[Work required]:
Restate the whole of the material. Keep every word, and drop the pictures.

-*-

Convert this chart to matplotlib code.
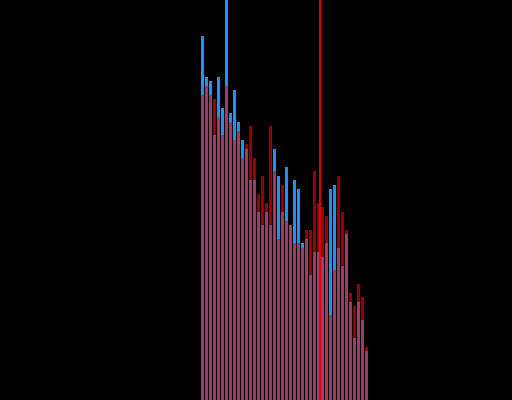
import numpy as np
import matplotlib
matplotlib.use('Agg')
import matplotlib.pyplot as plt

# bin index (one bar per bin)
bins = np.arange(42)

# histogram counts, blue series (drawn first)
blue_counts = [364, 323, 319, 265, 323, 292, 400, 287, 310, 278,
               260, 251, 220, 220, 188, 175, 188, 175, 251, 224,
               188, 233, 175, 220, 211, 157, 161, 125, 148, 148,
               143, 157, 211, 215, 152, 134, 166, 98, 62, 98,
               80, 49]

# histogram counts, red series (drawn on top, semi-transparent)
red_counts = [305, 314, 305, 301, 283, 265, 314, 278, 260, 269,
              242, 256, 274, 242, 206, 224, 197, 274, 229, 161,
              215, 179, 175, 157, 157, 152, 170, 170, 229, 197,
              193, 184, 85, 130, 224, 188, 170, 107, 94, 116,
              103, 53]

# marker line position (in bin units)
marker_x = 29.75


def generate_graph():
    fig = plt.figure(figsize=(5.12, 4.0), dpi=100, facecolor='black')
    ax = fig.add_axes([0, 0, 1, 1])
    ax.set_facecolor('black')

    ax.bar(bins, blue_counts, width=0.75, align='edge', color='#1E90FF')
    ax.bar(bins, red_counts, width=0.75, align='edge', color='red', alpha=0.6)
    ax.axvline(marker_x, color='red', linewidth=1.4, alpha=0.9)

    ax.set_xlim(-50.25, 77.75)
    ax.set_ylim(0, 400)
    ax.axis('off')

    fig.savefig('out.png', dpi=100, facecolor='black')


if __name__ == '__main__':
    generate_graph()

-*-

[Output]:
Convert this chart to matplotlib code.
import numpy as np
import matplotlib
matplotlib.use('Agg')
import matplotlib.pyplot as plt

# bin index (one bar per bin)
bins = np.arange(42)

# histogram counts, blue series (drawn first)
blue_counts = [364, 323, 319, 265, 323, 292, 400, 287, 310, 278,
               260, 251, 220, 220, 188, 175, 188, 175, 251, 224,
               188, 233, 175, 220, 211, 157, 161, 125, 148, 148,
               143, 157, 211, 215, 152, 134, 166, 98, 62, 98,
               80, 49]

# histogram counts, red series (drawn on top, semi-transparent)
red_counts = [305, 314, 305, 301, 283, 265, 314, 278, 260, 269,
              242, 256, 274, 242, 206, 224, 197, 274, 229, 161,
              215, 179, 175, 157, 157, 152, 170, 170, 229, 197,
              193, 184, 85, 130, 224, 188, 170, 107, 94, 116,
              103, 53]

# marker line position (in bin units)
marker_x = 29.75


def generate_graph():
    fig = plt.figure(figsize=(5.12, 4.0), dpi=100, facecolor='black')
    ax = fig.add_axes([0, 0, 1, 1])
    ax.set_facecolor('black')

    ax.bar(bins, blue_counts, width=0.75, align='edge', color='#1E90FF')
    ax.bar(bins, red_counts, width=0.75, align='edge', color='red', alpha=0.6)
    ax.axvline(marker_x, color='red', linewidth=1.4, alpha=0.9)

    ax.set_xlim(-50.25, 77.75)
    ax.set_ylim(0, 400)
    ax.axis('off')

    fig.savefig('out.png', dpi=100, facecolor='black')


if __name__ == '__main__':
    generate_graph()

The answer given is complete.